Thursday, August 11, 2011
You Go, Girl .... Just not too fast!
At 8:00 a.m. yesterday, my oldest granddaughter, Megan, got behind the wheel of her Mom's Dodge Durango and toodled off into the streets of Anoka, to return 8 minutes (and a lot of grey hairs later) as the newest driver in Minnesota. Hooray, Megan, and congratulations!
Getting a driver's license is certainly a touchstone along the path to adulthood. To most 16 year olds, I believe it signifies "freedom." Freedom FROM parents knowing one's every move ... freedom TO live one's own life, at least one's own MOBILE life ... freedom to just be.
To those of us a few years past 16 who are the parents and grandparents of the new young drivers it signifies fear, trepidation, relief, happiness, and, yes, freedom for us as well. No longer must we be the human taxicabs. No longer must we dash home from our activities to get our children to THEIR activities. And, hey, if there are younger kids in the family, this new driver represents another chauffeur for dropping kids at traveling sports team venues, at school dances, at friends' overnight slumber parties, etc. It's also a person to send to the store when we discover ... as we are mixing up the chocolate chip cookie dough ... that someone has eaten all of the chocolate chips that were in the refrigerator! (It was probably that kid named Not Me who seems to live in everyone's house!)
Megan, like every kid, could hardly wait to drive on her own.

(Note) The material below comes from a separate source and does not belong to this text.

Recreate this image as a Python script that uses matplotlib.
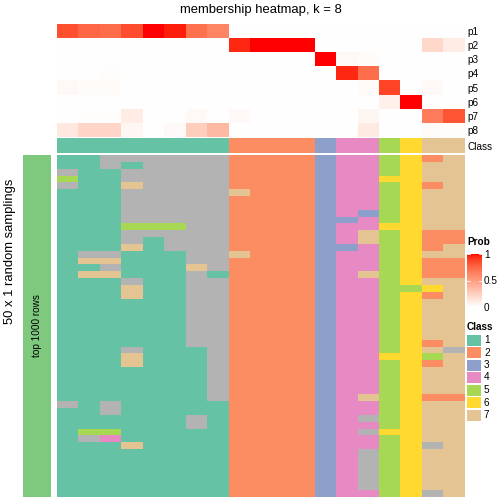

As soon as she walked back into the examining station at 8:08 a.m. yesterday with a grin wide enough to cause her mom's cheeks to ache from just looking at her, she was asking for "the truck." Since the truck is my daughter, Colleen's, only vehicle, there was a certain amount of scrambling to find Mom a ride to work (thank goodness, Grandma is now retired and has some free time!) and a ride home (thank goodness for good friends who are also co-workers). As she left my driveway after dropping Colleen off at MY taxicab stand, it felt like just a short time ago that Colleen, herself, was asking to use our car for her first solo performance. It's actually been 25 years - just the snap of my fingers.
I wonder if 25 years from now, Megan will be standing in Colleen's driveway with her own daughter waving out the window of the car as it pulls into traffic ("She DOES see that garbage truck making stops down the road, doesn't she? I hope she doesn't have her radio turned on while she drives ... Thank goodness, new drivers in our state can only carry one passenger with them for the first six months. Will she remember that there's a detour on the main drag now? Gosh, I hope she doesn't go digging for a Kleenex while she's driving ...." )

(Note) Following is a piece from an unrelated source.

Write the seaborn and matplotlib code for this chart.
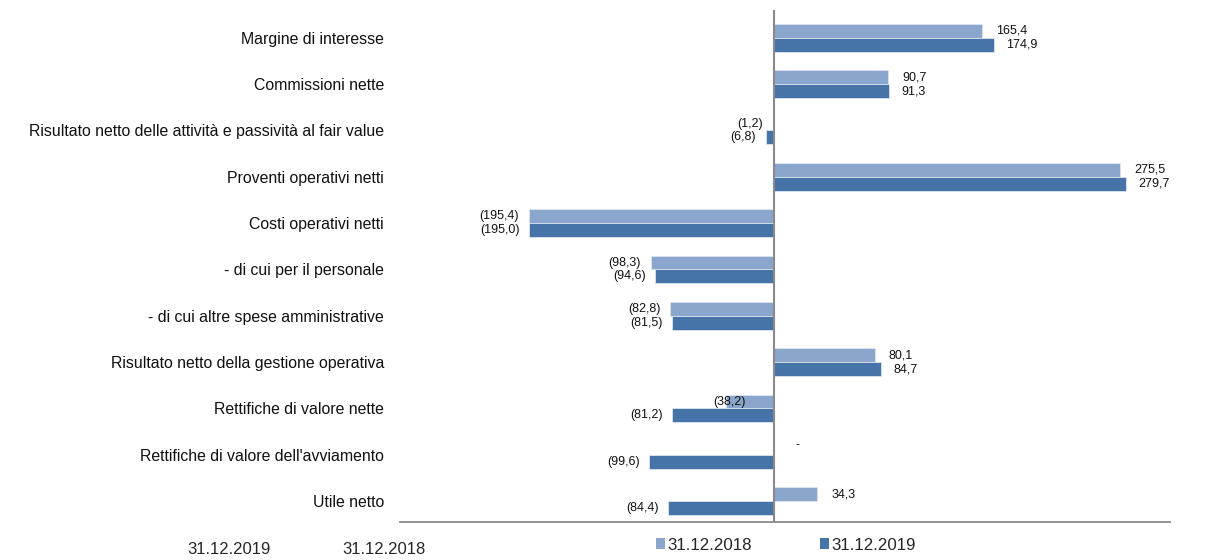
import matplotlib
matplotlib.use("Agg")
import matplotlib.pyplot as plt
import seaborn as sns
import pandas as pd
from matplotlib.patches import Patch

categories = [
    "Margine di interesse",
    "Commissioni nette",
    "Risultato netto delle attività e passività al fair value",
    "Proventi operativi netti",
    "Costi operativi netti",
    "- di cui per il personale",
    "- di cui altre spese amministrative",
    "Risultato netto della gestione operativa",
    "Rettifiche di valore nette",
    "Rettifiche di valore dell'avviamento",
    "Utile netto",
]
values_2018 = [165.4, 90.7, -1.2, 275.5, -195.4, -98.3, -82.8, 80.1, -38.2, 0.0, 34.3]
values_2019 = [174.9, 91.3, -6.8, 279.7, -195.0, -94.6, -81.5, 84.7, -81.2, -99.6, -84.4]
series = ["31.12.2018", "31.12.2019"]
bottom_left_labels = ["31.12.2019", "31.12.2018"]

colors = {"31.12.2018": "#8BA6CC", "31.12.2019": "#4674A8"}

df = pd.DataFrame({
    "categoria": categories * 2,
    "valore": values_2018 + values_2019,
    "serie": [series[0]] * len(categories) + [series[1]] * len(categories),
})

sns.set_style("white")
plt.rcParams["font.family"] = ["Liberation Sans", "DejaVu Sans"]

W, H = 1209, 560
fig = plt.figure(figsize=(W / 100, H / 100), dpi=100)
ax = fig.add_axes([400 / W, (H - 522) / H, 770 / W, 512 / H])

sns.barplot(data=df, y="categoria", x="valore", hue="serie", hue_order=series,
            order=categories, palette=colors, orient="h", width=0.6, saturation=1,
            edgecolor="#DCE4F0", linewidth=0.6, legend=False, ax=ax)

ax.set_xlim(-298, 315)
ax.set_ylim(10.45, -0.6)
ax.set_xlabel("")
ax.set_ylabel("")
ax.set_xticks([])
ax.tick_params(axis="y", length=0, pad=11.5)
for lab in ax.get_yticklabels():
    lab.set_fontsize(11.4)
    lab.set_color("#111111")

for s in ["top", "right", "left"]:
    ax.spines[s].set_visible(False)
ax.spines["bottom"].set_color("#8A8A8A")
ax.spines["bottom"].set_linewidth(1.3)
ax.axvline(0, color="#8A8A8A", linewidth=1.5, ymin=0, ymax=1, zorder=3)


def fmt(v):
    if v == 0:
        return "-"
    s = f"{abs(v):.1f}".replace(".", ",")
    return f"({s})" if v < 0 else s


# label offset overrides (points) for specific labels: (series index, category index)
overrides = {(0, 8): (14, "right"), (0, 9): (15, "left")}

for si, vals in enumerate([values_2018, values_2019]):
    off = -0.15 if si == 0 else 0.15
    for ci, v in enumerate(vals):
        y = ci + off
        if (si, ci) in overrides:
            dx, ha = overrides[(si, ci)]
            dy = 2 if v == 0 else 0
        elif v >= 0:
            dx, ha, dy = (10 if si == 0 else 9), "left", 0
        else:
            dx, ha, dy = -7, "right", 0
        ax.annotate(fmt(v), xy=(v, y), xytext=(dx, dy), textcoords="offset points",
                    ha=ha, va="center", fontsize=9, color="#111111")

handles = [Patch(facecolor=colors[s], edgecolor="none") for s in series]
fig.legend(handles, series, loc="center", bbox_to_anchor=(786 / W, 1 - 545 / H),
           ncol=2, frameon=False, fontsize=12.2, handlelength=0.55, handleheight=0.55,
           handletextpad=0.15, columnspacing=4.0)

fig.text(229 / W, 1 - 550 / H, bottom_left_labels[0], ha="center", va="center", fontsize=12)
fig.text(384 / W, 1 - 550 / H, bottom_left_labels[1], ha="center", va="center", fontsize=12)

fig.savefig("out.png", dpi=100)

Will her stomach be churning with worry and her throat be thick with tears as she thinks about how quickly the years have flown by ... and will she be worrying about what she will do if HER daughter has an accident with their one and only vehicle?
I suspect that may happen, but I hope that Megan will also then reflect on what a great kid Imaginary Daughter #1 is ... just like Megan was (is). I hope Megan will "just know" that her daughter will drive responsibly and safely ... and work as hard as possible to not betray the trust her parents (and grandparents) have in her.
Congratulations, Megan. You have earned this first step into adulthood and we are proud of you. Enjoy your time on the road. You go, girl ... just not too fast!